#### [DATA]
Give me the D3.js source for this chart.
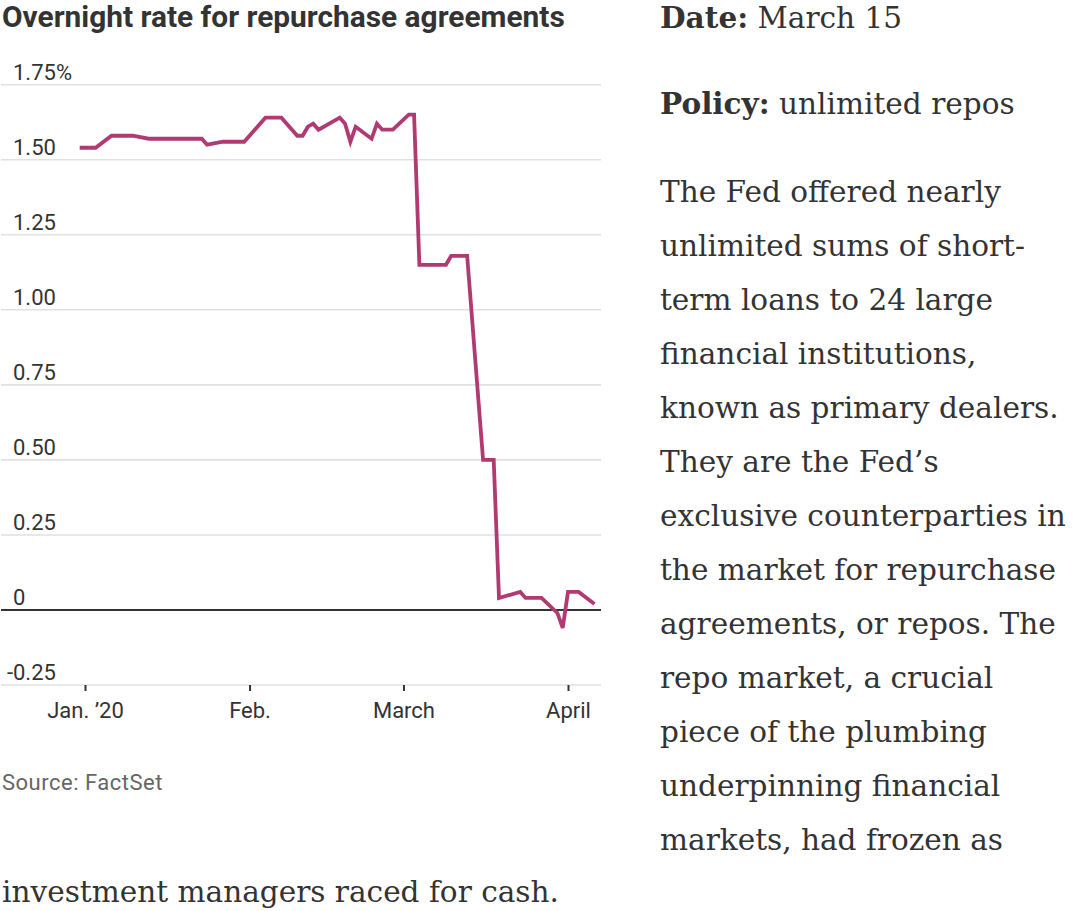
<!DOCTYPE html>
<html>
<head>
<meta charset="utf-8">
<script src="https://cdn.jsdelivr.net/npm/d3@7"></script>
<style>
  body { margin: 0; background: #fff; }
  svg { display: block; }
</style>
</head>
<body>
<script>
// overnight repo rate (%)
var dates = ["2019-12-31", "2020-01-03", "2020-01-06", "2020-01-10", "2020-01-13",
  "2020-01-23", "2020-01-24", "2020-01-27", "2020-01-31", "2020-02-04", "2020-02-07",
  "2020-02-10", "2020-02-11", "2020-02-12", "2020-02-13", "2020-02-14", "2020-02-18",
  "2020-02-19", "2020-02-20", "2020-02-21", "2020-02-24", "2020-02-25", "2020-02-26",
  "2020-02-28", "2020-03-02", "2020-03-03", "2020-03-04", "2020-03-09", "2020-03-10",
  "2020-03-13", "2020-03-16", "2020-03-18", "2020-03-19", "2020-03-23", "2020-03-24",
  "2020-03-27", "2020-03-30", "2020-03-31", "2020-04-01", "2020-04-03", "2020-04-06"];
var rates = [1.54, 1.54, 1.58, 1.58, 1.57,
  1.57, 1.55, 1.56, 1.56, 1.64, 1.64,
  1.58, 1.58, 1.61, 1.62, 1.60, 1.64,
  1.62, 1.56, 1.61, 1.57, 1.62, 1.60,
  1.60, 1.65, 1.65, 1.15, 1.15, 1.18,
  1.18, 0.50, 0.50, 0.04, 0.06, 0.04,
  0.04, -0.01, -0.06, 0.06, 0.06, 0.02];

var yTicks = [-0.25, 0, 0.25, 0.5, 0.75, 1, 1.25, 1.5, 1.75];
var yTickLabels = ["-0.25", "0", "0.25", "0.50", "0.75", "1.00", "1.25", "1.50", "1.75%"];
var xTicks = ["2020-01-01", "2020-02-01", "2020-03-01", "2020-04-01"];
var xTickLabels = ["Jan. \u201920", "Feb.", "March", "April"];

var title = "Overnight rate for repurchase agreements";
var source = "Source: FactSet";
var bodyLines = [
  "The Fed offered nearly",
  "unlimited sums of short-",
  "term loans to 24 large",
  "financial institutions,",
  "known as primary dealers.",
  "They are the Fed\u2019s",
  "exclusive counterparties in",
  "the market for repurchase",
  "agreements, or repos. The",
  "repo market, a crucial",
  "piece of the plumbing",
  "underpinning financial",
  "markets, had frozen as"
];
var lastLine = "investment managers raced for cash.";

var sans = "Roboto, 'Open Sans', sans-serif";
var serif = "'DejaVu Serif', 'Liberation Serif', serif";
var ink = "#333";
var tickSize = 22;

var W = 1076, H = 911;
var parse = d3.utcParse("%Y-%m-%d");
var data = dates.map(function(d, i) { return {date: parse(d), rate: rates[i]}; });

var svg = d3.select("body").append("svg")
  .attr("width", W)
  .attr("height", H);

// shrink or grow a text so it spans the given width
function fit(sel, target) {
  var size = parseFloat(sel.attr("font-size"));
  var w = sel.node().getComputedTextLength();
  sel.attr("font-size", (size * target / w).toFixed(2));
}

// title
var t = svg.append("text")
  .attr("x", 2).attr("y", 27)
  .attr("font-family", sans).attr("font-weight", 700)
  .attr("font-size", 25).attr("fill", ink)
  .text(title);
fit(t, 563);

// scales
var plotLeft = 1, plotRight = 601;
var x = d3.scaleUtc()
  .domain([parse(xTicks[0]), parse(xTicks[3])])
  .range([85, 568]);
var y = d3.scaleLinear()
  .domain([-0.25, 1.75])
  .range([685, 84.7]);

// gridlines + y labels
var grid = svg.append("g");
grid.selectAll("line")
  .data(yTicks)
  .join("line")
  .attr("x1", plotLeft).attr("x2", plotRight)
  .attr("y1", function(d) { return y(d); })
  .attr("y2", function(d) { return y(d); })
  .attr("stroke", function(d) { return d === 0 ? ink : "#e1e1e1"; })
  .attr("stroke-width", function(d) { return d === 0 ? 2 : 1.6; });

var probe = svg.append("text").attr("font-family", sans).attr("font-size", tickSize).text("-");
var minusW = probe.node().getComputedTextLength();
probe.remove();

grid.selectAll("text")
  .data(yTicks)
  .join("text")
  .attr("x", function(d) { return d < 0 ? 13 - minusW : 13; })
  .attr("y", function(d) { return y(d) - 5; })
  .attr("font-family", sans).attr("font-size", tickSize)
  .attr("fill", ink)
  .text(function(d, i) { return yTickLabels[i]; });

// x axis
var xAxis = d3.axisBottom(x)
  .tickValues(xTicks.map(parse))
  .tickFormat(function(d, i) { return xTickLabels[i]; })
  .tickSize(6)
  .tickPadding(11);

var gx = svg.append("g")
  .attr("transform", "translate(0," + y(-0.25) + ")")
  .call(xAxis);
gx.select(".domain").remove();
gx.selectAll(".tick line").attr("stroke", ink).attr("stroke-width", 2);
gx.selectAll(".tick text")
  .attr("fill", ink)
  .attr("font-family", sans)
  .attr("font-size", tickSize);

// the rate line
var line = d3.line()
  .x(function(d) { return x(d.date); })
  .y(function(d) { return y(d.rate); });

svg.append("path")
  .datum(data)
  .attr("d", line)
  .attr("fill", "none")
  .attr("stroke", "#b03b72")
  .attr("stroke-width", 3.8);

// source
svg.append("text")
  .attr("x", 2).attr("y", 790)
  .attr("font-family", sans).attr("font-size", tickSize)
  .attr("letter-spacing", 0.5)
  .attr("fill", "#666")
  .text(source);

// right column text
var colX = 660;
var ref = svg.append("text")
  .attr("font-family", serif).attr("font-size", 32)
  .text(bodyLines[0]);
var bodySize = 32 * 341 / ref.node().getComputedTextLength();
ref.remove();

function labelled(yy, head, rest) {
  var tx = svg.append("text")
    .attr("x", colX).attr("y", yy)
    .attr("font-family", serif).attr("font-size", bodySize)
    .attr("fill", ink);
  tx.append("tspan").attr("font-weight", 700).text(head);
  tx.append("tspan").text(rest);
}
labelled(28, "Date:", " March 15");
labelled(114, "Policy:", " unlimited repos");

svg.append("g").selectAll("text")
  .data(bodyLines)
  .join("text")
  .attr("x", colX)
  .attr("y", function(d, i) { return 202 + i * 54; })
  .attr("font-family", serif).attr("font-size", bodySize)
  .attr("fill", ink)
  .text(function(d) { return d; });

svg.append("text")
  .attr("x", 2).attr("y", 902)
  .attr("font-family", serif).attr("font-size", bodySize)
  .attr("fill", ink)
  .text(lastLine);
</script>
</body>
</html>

#### [TASK DIRECTIONS]
Go through the data above and transcribe it in full, omitting any image.

#### [FULL ANSWER]
Give me the D3.js source for this chart.
<!DOCTYPE html>
<html>
<head>
<meta charset="utf-8">
<script src="https://cdn.jsdelivr.net/npm/d3@7"></script>
<style>
  body { margin: 0; background: #fff; }
  svg { display: block; }
</style>
</head>
<body>
<script>
// overnight repo rate (%)
var dates = ["2019-12-31", "2020-01-03", "2020-01-06", "2020-01-10", "2020-01-13",
  "2020-01-23", "2020-01-24", "2020-01-27", "2020-01-31", "2020-02-04", "2020-02-07",
  "2020-02-10", "2020-02-11", "2020-02-12", "2020-02-13", "2020-02-14", "2020-02-18",
  "2020-02-19", "2020-02-20", "2020-02-21", "2020-02-24", "2020-02-25", "2020-02-26",
  "2020-02-28", "2020-03-02", "2020-03-03", "2020-03-04", "2020-03-09", "2020-03-10",
  "2020-03-13", "2020-03-16", "2020-03-18", "2020-03-19", "2020-03-23", "2020-03-24",
  "2020-03-27", "2020-03-30", "2020-03-31", "2020-04-01", "2020-04-03", "2020-04-06"];
var rates = [1.54, 1.54, 1.58, 1.58, 1.57,
  1.57, 1.55, 1.56, 1.56, 1.64, 1.64,
  1.58, 1.58, 1.61, 1.62, 1.60, 1.64,
  1.62, 1.56, 1.61, 1.57, 1.62, 1.60,
  1.60, 1.65, 1.65, 1.15, 1.15, 1.18,
  1.18, 0.50, 0.50, 0.04, 0.06, 0.04,
  0.04, -0.01, -0.06, 0.06, 0.06, 0.02];

var yTicks = [-0.25, 0, 0.25, 0.5, 0.75, 1, 1.25, 1.5, 1.75];
var yTickLabels = ["-0.25", "0", "0.25", "0.50", "0.75", "1.00", "1.25", "1.50", "1.75%"];
var xTicks = ["2020-01-01", "2020-02-01", "2020-03-01", "2020-04-01"];
var xTickLabels = ["Jan. \u201920", "Feb.", "March", "April"];

var title = "Overnight rate for repurchase agreements";
var source = "Source: FactSet";
var bodyLines = [
  "The Fed offered nearly",
  "unlimited sums of short-",
  "term loans to 24 large",
  "financial institutions,",
  "known as primary dealers.",
  "They are the Fed\u2019s",
  "exclusive counterparties in",
  "the market for repurchase",
  "agreements, or repos. The",
  "repo market, a crucial",
  "piece of the plumbing",
  "underpinning financial",
  "markets, had frozen as"
];
var lastLine = "investment managers raced for cash.";

var sans = "Roboto, 'Open Sans', sans-serif";
var serif = "'DejaVu Serif', 'Liberation Serif', serif";
var ink = "#333";
var tickSize = 22;

var W = 1076, H = 911;
var parse = d3.utcParse("%Y-%m-%d");
var data = dates.map(function(d, i) { return {date: parse(d), rate: rates[i]}; });

var svg = d3.select("body").append("svg")
  .attr("width", W)
  .attr("height", H);

// shrink or grow a text so it spans the given width
function fit(sel, target) {
  var size = parseFloat(sel.attr("font-size"));
  var w = sel.node().getComputedTextLength();
  sel.attr("font-size", (size * target / w).toFixed(2));
}

// title
var t = svg.append("text")
  .attr("x", 2).attr("y", 27)
  .attr("font-family", sans).attr("font-weight", 700)
  .attr("font-size", 25).attr("fill", ink)
  .text(title);
fit(t, 563);

// scales
var plotLeft = 1, plotRight = 601;
var x = d3.scaleUtc()
  .domain([parse(xTicks[0]), parse(xTicks[3])])
  .range([85, 568]);
var y = d3.scaleLinear()
  .domain([-0.25, 1.75])
  .range([685, 84.7]);

// gridlines + y labels
var grid = svg.append("g");
grid.selectAll("line")
  .data(yTicks)
  .join("line")
  .attr("x1", plotLeft).attr("x2", plotRight)
  .attr("y1", function(d) { return y(d); })
  .attr("y2", function(d) { return y(d); })
  .attr("stroke", function(d) { return d === 0 ? ink : "#e1e1e1"; })
  .attr("stroke-width", function(d) { return d === 0 ? 2 : 1.6; });

var probe = svg.append("text").attr("font-family", sans).attr("font-size", tickSize).text("-");
var minusW = probe.node().getComputedTextLength();
probe.remove();

grid.selectAll("text")
  .data(yTicks)
  .join("text")
  .attr("x", function(d) { return d < 0 ? 13 - minusW : 13; })
  .attr("y", function(d) { return y(d) - 5; })
  .attr("font-family", sans).attr("font-size", tickSize)
  .attr("fill", ink)
  .text(function(d, i) { return yTickLabels[i]; });

// x axis
var xAxis = d3.axisBottom(x)
  .tickValues(xTicks.map(parse))
  .tickFormat(function(d, i) { return xTickLabels[i]; })
  .tickSize(6)
  .tickPadding(11);

var gx = svg.append("g")
  .attr("transform", "translate(0," + y(-0.25) + ")")
  .call(xAxis);
gx.select(".domain").remove();
gx.selectAll(".tick line").attr("stroke", ink).attr("stroke-width", 2);
gx.selectAll(".tick text")
  .attr("fill", ink)
  .attr("font-family", sans)
  .attr("font-size", tickSize);

// the rate line
var line = d3.line()
  .x(function(d) { return x(d.date); })
  .y(function(d) { return y(d.rate); });

svg.append("path")
  .datum(data)
  .attr("d", line)
  .attr("fill", "none")
  .attr("stroke", "#b03b72")
  .attr("stroke-width", 3.8);

// source
svg.append("text")
  .attr("x", 2).attr("y", 790)
  .attr("font-family", sans).attr("font-size", tickSize)
  .attr("letter-spacing", 0.5)
  .attr("fill", "#666")
  .text(source);

// right column text
var colX = 660;
var ref = svg.append("text")
  .attr("font-family", serif).attr("font-size", 32)
  .text(bodyLines[0]);
var bodySize = 32 * 341 / ref.node().getComputedTextLength();
ref.remove();

function labelled(yy, head, rest) {
  var tx = svg.append("text")
    .attr("x", colX).attr("y", yy)
    .attr("font-family", serif).attr("font-size", bodySize)
    .attr("fill", ink);
  tx.append("tspan").attr("font-weight", 700).text(head);
  tx.append("tspan").text(rest);
}
labelled(28, "Date:", " March 15");
labelled(114, "Policy:", " unlimited repos");

svg.append("g").selectAll("text")
  .data(bodyLines)
  .join("text")
  .attr("x", colX)
  .attr("y", function(d, i) { return 202 + i * 54; })
  .attr("font-family", serif).attr("font-size", bodySize)
  .attr("fill", ink)
  .text(function(d) { return d; });

svg.append("text")
  .attr("x", 2).attr("y", 902)
  .attr("font-family", serif).attr("font-size", bodySize)
  .attr("fill", ink)
  .text(lastLine);
</script>
</body>
</html>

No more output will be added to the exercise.